Hmmm. Hard one. I’m a feline person, a reptile person, a bird of prey person. Big cats. Lizards. Ravens. I love things that coil, swoop, and scheme. Maybe a dragon? But I want Ursula LeGuin’s dragons, not Tolkien’s or Martin’s. All teeth and heat and muscle and sorcerous wordplay.
What’s the most difficult thing about writing characters from the opposite sex?
Not idealizing or polishing them into paragon paralysis. I also write gay romance, which at its margins can be eerily misogynistic, especially from female authors (I know… weird, right?) which makes me hyperaware of the need for female characters in gay romance to have legitimate agency and power and wisdom that isn’t tertiary or reductive, especially when supporting the story of my main (male) lovers.
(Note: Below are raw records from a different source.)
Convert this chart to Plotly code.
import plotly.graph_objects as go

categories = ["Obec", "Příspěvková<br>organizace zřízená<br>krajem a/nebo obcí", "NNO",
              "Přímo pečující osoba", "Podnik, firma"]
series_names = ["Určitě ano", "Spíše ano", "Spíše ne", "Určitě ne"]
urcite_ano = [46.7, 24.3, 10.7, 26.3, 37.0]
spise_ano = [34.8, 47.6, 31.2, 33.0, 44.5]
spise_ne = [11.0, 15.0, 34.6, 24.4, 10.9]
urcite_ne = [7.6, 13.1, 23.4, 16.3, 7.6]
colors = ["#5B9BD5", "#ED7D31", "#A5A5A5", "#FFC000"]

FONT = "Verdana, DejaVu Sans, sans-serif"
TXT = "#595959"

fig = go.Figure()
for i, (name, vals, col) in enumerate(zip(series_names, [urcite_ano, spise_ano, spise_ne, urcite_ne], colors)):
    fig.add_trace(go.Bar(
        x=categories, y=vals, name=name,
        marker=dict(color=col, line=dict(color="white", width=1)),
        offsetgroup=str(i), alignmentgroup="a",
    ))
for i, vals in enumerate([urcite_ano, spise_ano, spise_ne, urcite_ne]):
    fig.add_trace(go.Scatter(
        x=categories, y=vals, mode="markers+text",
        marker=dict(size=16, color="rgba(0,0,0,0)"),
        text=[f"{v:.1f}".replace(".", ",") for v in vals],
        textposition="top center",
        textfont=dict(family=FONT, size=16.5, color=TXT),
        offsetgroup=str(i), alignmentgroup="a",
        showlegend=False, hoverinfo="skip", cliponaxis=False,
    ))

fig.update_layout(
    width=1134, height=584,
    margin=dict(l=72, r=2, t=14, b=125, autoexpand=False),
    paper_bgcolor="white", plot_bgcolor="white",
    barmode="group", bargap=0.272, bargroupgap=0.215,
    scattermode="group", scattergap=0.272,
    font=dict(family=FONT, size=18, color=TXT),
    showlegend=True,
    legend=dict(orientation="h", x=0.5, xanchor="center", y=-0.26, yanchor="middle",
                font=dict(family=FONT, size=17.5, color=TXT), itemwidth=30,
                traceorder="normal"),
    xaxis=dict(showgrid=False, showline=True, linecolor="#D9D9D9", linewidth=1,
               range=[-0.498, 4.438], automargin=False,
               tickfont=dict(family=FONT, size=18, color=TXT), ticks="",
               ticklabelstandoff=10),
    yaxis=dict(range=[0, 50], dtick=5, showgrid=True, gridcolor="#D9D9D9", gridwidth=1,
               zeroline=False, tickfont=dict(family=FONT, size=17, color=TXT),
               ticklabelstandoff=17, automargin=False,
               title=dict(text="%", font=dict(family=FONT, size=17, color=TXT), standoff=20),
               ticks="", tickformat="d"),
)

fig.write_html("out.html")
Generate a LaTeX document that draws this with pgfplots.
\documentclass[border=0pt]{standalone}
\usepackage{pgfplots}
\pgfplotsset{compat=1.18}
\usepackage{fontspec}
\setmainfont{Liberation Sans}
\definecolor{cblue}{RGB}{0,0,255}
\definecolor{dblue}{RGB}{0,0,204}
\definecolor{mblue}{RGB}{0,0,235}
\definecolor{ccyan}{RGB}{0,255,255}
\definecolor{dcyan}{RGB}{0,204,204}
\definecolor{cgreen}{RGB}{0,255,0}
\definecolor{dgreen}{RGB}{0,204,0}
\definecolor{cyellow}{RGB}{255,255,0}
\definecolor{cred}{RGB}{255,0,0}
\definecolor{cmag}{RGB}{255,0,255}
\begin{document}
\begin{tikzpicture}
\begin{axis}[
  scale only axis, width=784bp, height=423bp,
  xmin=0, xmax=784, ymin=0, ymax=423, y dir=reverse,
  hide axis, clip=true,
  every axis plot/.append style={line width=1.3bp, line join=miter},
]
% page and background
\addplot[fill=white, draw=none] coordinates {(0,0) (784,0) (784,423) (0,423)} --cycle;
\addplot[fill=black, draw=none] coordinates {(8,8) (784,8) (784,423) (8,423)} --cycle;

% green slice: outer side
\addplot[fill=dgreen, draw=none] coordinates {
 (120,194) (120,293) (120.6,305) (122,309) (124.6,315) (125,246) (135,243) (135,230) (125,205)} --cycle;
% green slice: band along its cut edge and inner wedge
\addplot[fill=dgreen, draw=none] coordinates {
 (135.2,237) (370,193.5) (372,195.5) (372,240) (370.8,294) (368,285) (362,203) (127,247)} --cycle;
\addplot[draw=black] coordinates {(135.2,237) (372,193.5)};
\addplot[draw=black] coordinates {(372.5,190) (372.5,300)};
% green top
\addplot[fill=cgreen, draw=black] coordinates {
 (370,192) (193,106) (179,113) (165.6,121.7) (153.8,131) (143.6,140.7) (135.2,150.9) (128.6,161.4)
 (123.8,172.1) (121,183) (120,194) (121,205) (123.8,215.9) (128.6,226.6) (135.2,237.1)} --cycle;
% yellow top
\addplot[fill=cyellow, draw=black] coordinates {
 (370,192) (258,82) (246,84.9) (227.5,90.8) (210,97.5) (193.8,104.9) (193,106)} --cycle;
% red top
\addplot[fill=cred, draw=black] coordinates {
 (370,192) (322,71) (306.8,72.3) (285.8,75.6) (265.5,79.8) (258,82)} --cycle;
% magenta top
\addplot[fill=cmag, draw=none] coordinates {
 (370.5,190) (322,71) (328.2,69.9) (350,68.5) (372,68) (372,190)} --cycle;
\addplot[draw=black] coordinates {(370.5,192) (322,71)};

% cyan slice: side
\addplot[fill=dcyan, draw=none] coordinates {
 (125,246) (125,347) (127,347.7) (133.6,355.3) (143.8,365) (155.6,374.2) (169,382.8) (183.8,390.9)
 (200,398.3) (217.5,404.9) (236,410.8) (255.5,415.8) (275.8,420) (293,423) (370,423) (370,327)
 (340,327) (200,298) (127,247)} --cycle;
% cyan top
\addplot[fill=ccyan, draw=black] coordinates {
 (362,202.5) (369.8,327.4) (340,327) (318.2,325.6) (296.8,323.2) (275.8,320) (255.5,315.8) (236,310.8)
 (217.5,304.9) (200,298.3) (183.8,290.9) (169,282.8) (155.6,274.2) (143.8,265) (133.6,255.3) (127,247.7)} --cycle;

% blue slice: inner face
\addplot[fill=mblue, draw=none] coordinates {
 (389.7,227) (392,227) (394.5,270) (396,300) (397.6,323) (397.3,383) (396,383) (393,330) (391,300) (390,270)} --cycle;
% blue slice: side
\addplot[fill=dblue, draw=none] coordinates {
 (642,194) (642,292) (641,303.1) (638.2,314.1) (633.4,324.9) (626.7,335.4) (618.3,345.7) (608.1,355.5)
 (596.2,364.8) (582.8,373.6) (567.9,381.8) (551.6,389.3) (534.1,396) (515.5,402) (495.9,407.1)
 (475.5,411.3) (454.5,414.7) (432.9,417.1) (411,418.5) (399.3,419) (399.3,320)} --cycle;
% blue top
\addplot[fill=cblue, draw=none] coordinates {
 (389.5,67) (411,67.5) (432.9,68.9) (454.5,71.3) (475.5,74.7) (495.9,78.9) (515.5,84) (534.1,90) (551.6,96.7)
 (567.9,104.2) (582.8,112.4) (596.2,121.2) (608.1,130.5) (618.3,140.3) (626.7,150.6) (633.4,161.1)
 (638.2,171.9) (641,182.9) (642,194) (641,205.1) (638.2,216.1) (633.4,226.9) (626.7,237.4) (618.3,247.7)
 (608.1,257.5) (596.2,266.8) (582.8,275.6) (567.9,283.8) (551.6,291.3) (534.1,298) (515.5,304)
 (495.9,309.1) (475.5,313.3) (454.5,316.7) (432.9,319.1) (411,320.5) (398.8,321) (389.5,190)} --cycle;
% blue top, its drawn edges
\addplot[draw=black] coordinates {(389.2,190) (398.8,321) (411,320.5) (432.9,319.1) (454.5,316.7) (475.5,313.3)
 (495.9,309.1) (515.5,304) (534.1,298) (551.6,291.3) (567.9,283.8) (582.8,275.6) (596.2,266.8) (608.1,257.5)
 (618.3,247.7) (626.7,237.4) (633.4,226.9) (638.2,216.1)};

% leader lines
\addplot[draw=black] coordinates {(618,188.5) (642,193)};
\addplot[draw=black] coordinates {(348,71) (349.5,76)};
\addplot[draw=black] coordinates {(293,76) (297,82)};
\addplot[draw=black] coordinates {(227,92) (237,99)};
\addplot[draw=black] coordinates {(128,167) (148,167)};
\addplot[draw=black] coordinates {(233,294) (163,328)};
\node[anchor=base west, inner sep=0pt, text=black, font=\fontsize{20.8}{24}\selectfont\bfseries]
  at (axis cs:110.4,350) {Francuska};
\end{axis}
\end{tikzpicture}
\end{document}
I was raised in a DEEPLY feminist home by lesbians who took no guff, so I tend to approach double-X chromosomes with reverence which can get in the way of a good story, if I’m not diligent. I always want my characters to feel authentic, rounded, human, accessible. So I have to be careful about hagiography or romanticizing them.
How do you select the names of your characters?
Like someone defusing a bomb in a shopping mall. I feel like a name is such a critical, pivotal choice and one that alters the entire shape of a story. I‘m RUTHLESS about naming, obsessive and overanalytical. I fidget and fuss for long stretches and cannot rest until each name carries several different loads for me in the story… as a marker, as a symbol, in euphony, in cultural context, in rhythm, in conjunction with other characters.
Do you hide any secrets in your books that only a few people will find?
In every book, without fail. It’s one of my favorite things to do, burying easter eggs for the fans. Thing is, they expect it now and so it’s this little fun side game I play in each book, how and what and why those secrets get planted. It’s a blast to do, both as a creator and because I love those easter eggs myself when I’m digging a book. I’m a devoted rereader, and I think that kind of buried treasure makes rereads especially entertaining and rewarding. So, yeah… 🙂 Always.
How long on average does it take you to write a book?
The actual writing is two to three months, but life always intervenes. I’m also an inveterate fiddler and reviser when I’m finishing a project, so I’m never satisfied until the book FEELS the way I want it to. I’m never gonna be the kind of writer who can churn out a title a week. Writing for film I used to have to crank out wordcount under hellish deadlines and a loathed it. With romance, I want to get things done properly. So 2-3 months in raw typing in an ideal workspan, but up to nine months depending on the complexity of the idea and how many other balls I’m juggling at that time.
Have you ever participated in Movember?
Nope. Or at least not officially. I’ve had a full beard since my first anniversary with my husband, so maybe inadvertently I have without realizing it. LOL Still, I try to fundraise whenever I can; I’m a big advocate for prostate health and preventative healthcare for men.
What are you currently reading?
One Night at Finn’s by R.G. Alexander (tart and tense in the best way) and simultaneously finishing up Wilde in Love by Eloisa James. (Radiant!). And I just picked up His Dark Kiss by Eve Silver, which has all the hallmarks of classic retro gothic.
If you could go back and give your younger self advice, what would it be?
Write from your joy. Write what you feel so strongly you need to give voice to it. Write the story you need to tell. I spent 20+ years writing increasingly commercial projects in film/TV/theatre/comics, and little by little I let the business end of showbiz leach the joy out of my projects. By the time I started writing romance, I’d gotten to the point where every decision I made on the page was weighed against production costs and actors’ egos. I’d get myself so tied in knots that what I’d begun in enthusiasm became drudgery. That sucked. Romance really set me free to write forward. To write my own future. To write from joy every time I sat down. Writing in this genre has been such a blessing in my life because of that infectious energy and buoyancy.